Commentary: In Troubled Times, A Stronger Conviction

by Rev. Amanda Hendler-Voss

First Congregational, Washington DC

Recent weeks have marked a change in my household. From a kitchen buzzing with the voices of public radio correspondents to mornings of checking polls and political podcasts, an unsettling silence now blankets my days. Did you know that it is possible to take a break from the news? From the lurching chaos of one bombshell after another? From trying to grind every morsel of meaning out of the day’s revelations? Now, I confess this news break will not last forever, for holding the Bible in one hand and a newspaper in the other, that quaint notion of Karl Barth, is crucial to my faith. I also confess that the quiet can be unnerving. Although I have no appetite for the latest hot take, there are voices and faces that fill my days with a kind of companionship, a sense that we’re in this together. 

But beneath the discomfort of silence swallowing my days, a deeper truth has emerged that I want to share with you this morning: I have never possessed more devotion to the way of Jesus Christ than I do right now. My faith is more important to me today than ever before, which says something as my vocation is preaching the gospel. I don’t know quite how to explain it, this deep crevasse of tenderness that has opened up in my heart, this clinging to Jesus as a rock in a weary land, as a north star amidst the churn of our slanted world.

Suddenly, it all seems so simple. Our trust in a loving God, our covenant to walk together in the ways revealed by the Holy Spirit, are so counter-cultural to what we see in the world. And with every breath I take, I will praise the God of love. I will proclaim the way of justice; I will build the beloved community. I will walk humbly the path of mercy and grace. I will look for the least and the last and remember that God dreams of them becoming first, calls them inheritors of the earth, beloved children of the Most High. When progress perishes under the weight of perilous endings in the world, Jesus is the dawn breaking upon us, giving light to all who sit in the shadow of death. Our faith recovers the authentic meaning of the words that guide us in Advent: Hope, Peace, Joy, and Love.

When I used to teach the Godly Play curriculum to children, we introduced the season of Advent like this: “A King is coming, but he is not the kind of king that people thought was coming. This King had no army and no riches. This King was a baby born in a barn. The King who was coming is still coming. This is full of mystery. A mystery is hard to enter sometimes. That’s why Advent is so important. Sometimes people can walk right through a mystery and not even know it’s there. This time of year, you see people hurrying through shops buying things, but they miss the Mystery. They don’t know how to get ready.” Advent is the time when we prepare our hearts to receive the mystery of incarnation. 

And I don’t know about you, but I am in need of the stripped-bare essence of hope, peace, joy, and love this year. So often these words get co-opted by the obligations of the season, by our own shallow longings, by a twisted theology. Hope as the superficial optimism that it will all work out in the end, so why get outraged about what’s wrong with the world? Peace as an absence of critical discourse and fierce protest. Joy as the canned laughter at a holiday party, drink in hand. Love as expressed through consumerism, through protection of “us” against the threat of “them.”

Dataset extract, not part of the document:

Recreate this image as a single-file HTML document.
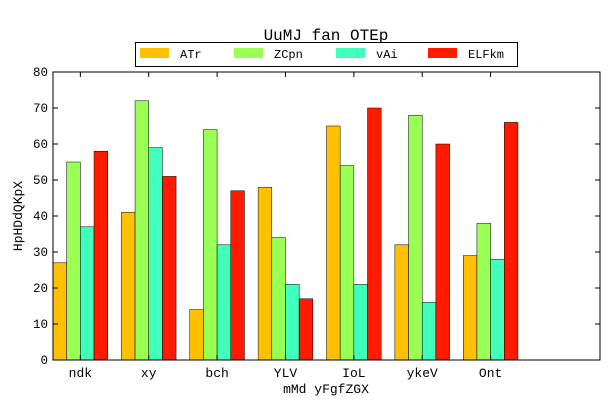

These deep spiritual concepts are turned against their true meaning. It is our task, in Advent, to recover them. It is our task, as we marvel at the wonder of Emmanuel—God with us—to enflesh hope, peace, joy, and love so fully that, once again, they point the way toward our salvation. Because this year, window-dressing versions will not suffice. This year, watered down notions of these words cannot harbor us from despair. This year, our world hungers for a sturdy, subversive understanding of the Christmas story that speaks to the story unfolding all around us. 

Barbara Holmes asserts, “At the center of every crisis is an inner space so deep, so beckoning, so daringly vast, that it feels like a universe, it feels like God.” The presence of God-with-us in crisis, in pronounced endings and volatile futures, unlocks an inner spaciousness in us. A freedom to look squarely at what is and still to risk, to hope, to root ourselves in God’s abiding love as the eternal truth and final word for all of human history. 

With God, all things are possible. About the choice to love others regardless of their actions, James Baldwin wrote, “I know what I’m asking is impossible. But in our time, as in every time, the impossible is the least that one can demand—and one is, after all, emboldened by the spectacle of human history in general, and” African American “history in particular, for it testifies to nothing less than the perpetual achievement of the impossible.” 

This is the hope I have tasted in recent weeks, one robust enough to sustain us in the wilderness. It is a hope that as the body of Christ, we will be trustworthy; meeting right here every Sunday, a beloved community to ward off isolation. It is a hope that we will support those laboring for justice and freedom, even if they do it from the inside of hollowed out institutions. It is a hope that though we cannot do everything, we can do something, and we will act strategically, alongside partner organizations, while setting aside time for rest. It is a hope alchemized out of lament, one that has been dashed and born again in one who will be acquainted with sorrow, the healer of nations, the prince of peace.